Buyelekhaya Dalindyebo


Johannesburg: The jailed king of Nelson Mandela's ethnic group was released on parole on Monday alongside more than 14,600 other prisoners granted "special remission of sentence" by President Cyril Ramaphosa, the justice ministry said.

Buyelekhaya Dalindyebo, 55, is king of the AbaThembu, a Xhosa ethnic group that boasted Mandela as its most prominent clan member.

Incarcerated since 2015, Dalindyebo was serving a 12-year term at the East London Correctional Centre in the southwest of the country for arson, kidnap and assault.

"King Dalindyebo's sentence has been reduced by 12 months," the ministry of justice and correctional spokesman, Chrispin Phiri, told AFP.

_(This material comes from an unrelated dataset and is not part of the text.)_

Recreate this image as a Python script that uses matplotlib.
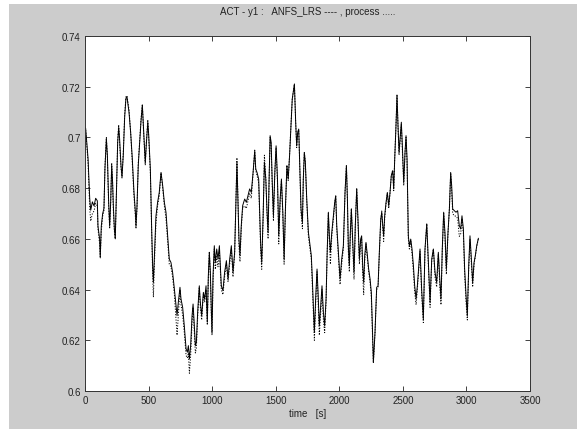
import numpy as np
import matplotlib
matplotlib.use("Agg")
from matplotlib import pyplot as plt
from matplotlib.patches import Rectangle

# time axis [s], shared by both traces
time_s = [0, 5, 24, 37, 45, 58, 71, 84, 97, 102, 115, 120, 128, 139, 149, 157, 168, 176, 186, 194,
          202, 210, 217, 223, 231, 238, 246, 257, 265, 272, 283, 291, 301, 312, 322, 330, 346, 359, 372, 385,
          396, 401, 409, 419, 430, 440, 451, 459, 467, 474, 482, 494, 501, 514, 525, 532, 538, 545, 558, 571,
          584, 598, 611, 624, 637, 650, 663, 676, 689, 703, 716, 724, 734, 747, 755, 768, 781, 795, 805, 813,
          821, 831, 842, 850, 857, 868, 876, 886, 899, 907, 918, 931, 941, 952, 962, 970, 978, 986, 994, 999,
          1007, 1017, 1025, 1036, 1046, 1057, 1072, 1085, 1098, 1112, 1125, 1138, 1151, 1164, 1177, 1190, 1195, 1203, 1211, 1219,
          1229, 1240, 1256, 1269, 1282, 1295, 1308, 1322, 1335, 1343, 1353, 1366, 1374, 1382, 1390, 1401, 1411, 1422, 1432, 1440,
          1448, 1456, 1464, 1472, 1482, 1493, 1503, 1514, 1524, 1535, 1545, 1556, 1566, 1577, 1588, 1598, 1609, 1619, 1630, 1647,
          1657, 1665, 1673, 1681, 1689, 1699, 1710, 1717, 1725, 1733, 1744, 1757, 1770, 1780, 1788, 1796, 1804, 1814, 1825, 1833,
          1843, 1854, 1864, 1875, 1885, 1896, 1904, 1914, 1922, 1930, 1941, 1954, 1964, 1972, 1980, 1993, 2006, 2019, 2032, 2045,
          2056, 2064, 2071, 2079, 2087, 2095, 2105, 2116, 2126, 2137, 2147, 2158, 2168, 2176, 2184, 2192, 2200, 2210, 2221, 2231,
          2242, 2252, 2260, 2268, 2281, 2294, 2305, 2315, 2326, 2334, 2342, 2349, 2357, 2368, 2378, 2389, 2399, 2409, 2420, 2428,
          2436, 2446, 2454, 2462, 2470, 2480, 2488, 2496, 2507, 2517, 2525, 2533, 2538, 2543, 2551, 2562, 2572, 2583, 2593, 2604,
          2614, 2625, 2635, 2648, 2661, 2674, 2688, 2700, 2714, 2727, 2740, 2753, 2766, 2779, 2792, 2800, 2810, 2821, 2831, 2842,
          2855, 2866, 2876, 2884, 2892, 2905, 2918, 2931, 2944, 2955, 2965, 2976, 2986, 2997, 3007, 3018, 3028, 3039, 3049, 3060,
          3070, 3081, 3094]

# ANFS_LRS model output (the continuous-looking trace)
anfs_lrs = [.703, .7036, .6917, .676, .6713, .6746, .673, .676, .675, .665, .660, .6525, .665, .670, .672, .6878, .6996, .693, .6746, .665,
            .6746, .689, .6825, .673, .664, .660, .676, .698, .704, .6996, .689, .6845, .693, .708, .7154, .716, .710, .702, .6917, .6786,
            .6707, .665, .673, .689, .698, .706, .7128, .7049, .697, .690, .697, .706, .701, .6876, .6626, .6494, .6428, .652, .669, .6744,
            .6783, .6862, .681, .6744, .6705, .6612, .652, .6507, .6468, .6402, .6336, .6297, .635, .6409, .6363, .633, .6257, .6166, .6153, .6179,
            .6126, .6179, .6297, .6343, .6284, .6179, .6192, .631, .6415, .635, .6297, .6389, .6363, .6415, .6271, .6455, .6547, .6468, .631, .6231,
            .6455, .6573, .6507, .656, .652, .6573, .6415, .6396, .6468, .6514, .6442, .652, .6573, .6468, .6547, .6797, .6902, .6757, .6599, .6534,
            .6652, .6731, .6757, .6744, .677, .6797, .6783, .6862, .6947, .6875, .6862, .6836, .6705, .6573, .6507, .6691, .6902, .6836, .6705, .6626,
            .6836, .7007, .6981, .6836, .6691, .6862, .6967, .6836, .6612, .6757, .6836, .6705, .652, .6731, .6889, .6836, .6928, .7033, .7151, .7211,
            .706, .6967, .702, .7033, .6889, .6718, .6665, .6836, .6941, .6902, .6757, .6626, .6573, .6534, .6442, .6336, .6231, .6363, .6481, .6389,
            .6257, .6336, .6415, .631, .6257, .6363, .6534, .6705, .6612, .6547, .6626, .6691, .6744, .677, .6652, .6547, .6442, .652, .6573, .6783,
            .6889, .6757, .6573, .6494, .6626, .6718, .6599, .6468, .6652, .6797, .6678, .652, .6599, .6612, .6494, .6428, .6534, .6586, .6534, .6481,
            .6442, .6389, .626, .6113, .6231, .6409, .6415, .6547, .6678, .6705, .6652, .6612, .6691, .6744, .6783, .6731, .6783, .6849, .6869, .6797,
            .6915, .7046, .7165, .7046, .6941, .7007, .706, .6967, .6823, .6941, .7007, .6915, .6757, .6612, .6573, .6599, .656, .6494, .6415, .6363,
            .6415, .6494, .656, .640, .6284, .656, .6659, .652, .635, .652, .656, .6468, .6428, .6547, .6428, .6363, .656, .6705, .6626, .6481,
            .6626, .6718, .6862, .681, .6718, .6711, .6705, .6711, .6652, .6639, .6691, .6639, .6481, .6376, .6297, .6494, .6612, .652, .6428, .6507,
            .6534, .6573, .6602]

# measured process output (dotted trace)
process = [.704, .703, .690, .672, .667, .670, .671, .674, .673, .664, .658, .653, .663, .669, .671, .6885, .700, .692, .673, .664,
           .674, .690, .682, .671, .663, .660, .675, .699, .705, .698, .688, .684, .694, .709, .716, .7165, .711, .702, .690, .677,
           .669, .664, .672, .690, .699, .707, .713, .704, .696, .689, .698, .707, .700, .686, .661, .646, .637, .649, .666, .673,
           .677, .686, .680, .673, .668, .659, .650, .649, .645, .638, .628, .622, .630, .640, .634, .630, .623, .614, .613, .615,
           .607, .614, .627, .633, .626, .615, .617, .629, .641, .633, .628, .638, .635, .640, .626, .644, .655, .645, .629, .622,
           .643, .656, .648, .653, .649, .655, .640, .638, .645, .650, .643, .650, .656, .645, .654, .681, .692, .676, .657, .651,
           .664, .672, .673, .672, .675, .678, .676, .686, .695, .687, .685, .682, .669, .655, .648, .668, .693, .684, .669, .660,
           .683, .700, .697, .682, .667, .686, .696, .682, .658, .675, .683, .669, .650, .672, .689, .683, .693, .704, .715, .721,
           .706, .696, .702, .703, .688, .670, .664, .683, .694, .690, .675, .661, .656, .652, .642, .631, .620, .634, .647, .636,
           .622, .631, .640, .628, .623, .635, .653, .670, .659, .650, .661, .668, .674, .677, .664, .653, .642, .650, .656, .678,
           .689, .675, .655, .647, .662, .672, .658, .644, .665, .680, .667, .650, .659, .660, .646, .638, .651, .658, .652, .647,
           .643, .637, .624, .611, .623, .640, .641, .654, .667, .671, .664, .659, .668, .674, .678, .672, .678, .685, .687, .679,
           .692, .705, .717, .704, .693, .700, .705, .695, .681, .694, .700, .690, .674, .660, .656, .659, .654, .647, .639, .634,
           .640, .648, .655, .638, .627, .655, .666, .650, .633, .651, .656, .645, .641, .654, .640, .634, .655, .670, .661, .646,
           .662, .672, .686, .679, .670, .669, .669, .668, .661, .662, .668, .662, .646, .635, .628, .648, .660, .650, .641, .650,
           .653, .657, .660]

x_ticks = [0, 500, 1000, 1500, 2000, 2500, 3000, 3500]
y_ticks = [0.6, 0.62, 0.64, 0.66, 0.68, 0.7, 0.72, 0.74]
y_tick_labels = ["0.6", "0.62", "0.64", "0.66", "0.68", "0.7", "0.72", "0.74"]

W, H = 577, 439
plt.rcParams['font.family'] = ['Liberation Sans', 'DejaVu Sans']

fig = plt.figure(figsize=(W / 100, H / 100), dpi=100, facecolor="white")
# grey MATLAB figure window, with a thin white strip on the left and bottom
fig.patches.append(Rectangle((9 / W, 9 / H), 1 - 9 / W, 1 - 14 / H,
                             transform=fig.transFigure, facecolor="#cccccc",
                             edgecolor="none", zorder=-10))

ax = fig.add_axes([85 / W, 47 / H, 445 / W, 355 / H])
ax.set_facecolor("white")

ax.plot(time_s, anfs_lrs, color="black", lw=0.7, ls="-")
ax.plot(time_s, process, color="black", lw=0.7, ls=(0, (1.2, 1.6)))

ax.set_xlim(0, 3500)
ax.set_ylim(0.6, 0.74)
ax.set_xticks(x_ticks)
ax.set_yticks(y_ticks)
ax.set_yticklabels(y_tick_labels)
ax.tick_params(direction="in", length=3.5, width=0.6, labelsize=7, pad=3,
               top=True, right=True, colors="#222222")
for sp in ax.spines.values():
    sp.set_linewidth(0.7)
    sp.set_color("#333333")

ax.set_title("ACT - y1 :   ANFS_LRS ---- , process .....", fontsize=7, pad=16, color="#222222")
ax.set_xlabel("time   [s]", fontsize=7, labelpad=2, color="#222222")

fig.savefig("out.png", dpi=100, facecolor=fig.get_facecolor())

"In addition to that, he had already qualified for parole as far back as October."                

In 2009, the king was convicted of manslaughter, arson and assault charges for offences committed more than two decades earlier.

He was sentenced to 15 years in 2009, but in October 2015 the Supreme Court dropped the manslaughter charge and reduced his term to 12 years on appeal.

The 55-year-old king, a self-confessed marijuana smoker, was found guilty of torching dwellings that housed some of his subjects and tenants who had resisted eviction.

He was also convicted of publicly assaulting three young men who had already been brutally beaten by his henchmen, and of kidnapping a wife and children of one of his subjects whom he considered a dissident.

Last week, President Ramaphosa announced that he had granted a special remission of sentences to prisoners and those out on parole.

The more than 14,600 prisoners granted such leave were scrutinised by the parole services board and subject to a stringent criteria including good behaviour and consultation with the community in which the crime was committed against.

In a bid to reduce overcrowding, prisoners who were serving sentences because they could not afford to pay a fine were also made eligible. Sex offenders were not eligible to apply.

Kings have no official power in modern South Africa, but still command loyalty among millions of people.

They are recognised in the constitution as traditional leaders and receive government funding.

The constitution confers on the president the power to pardon or reprieve offenders and remit any fines, penalties or forfeitures.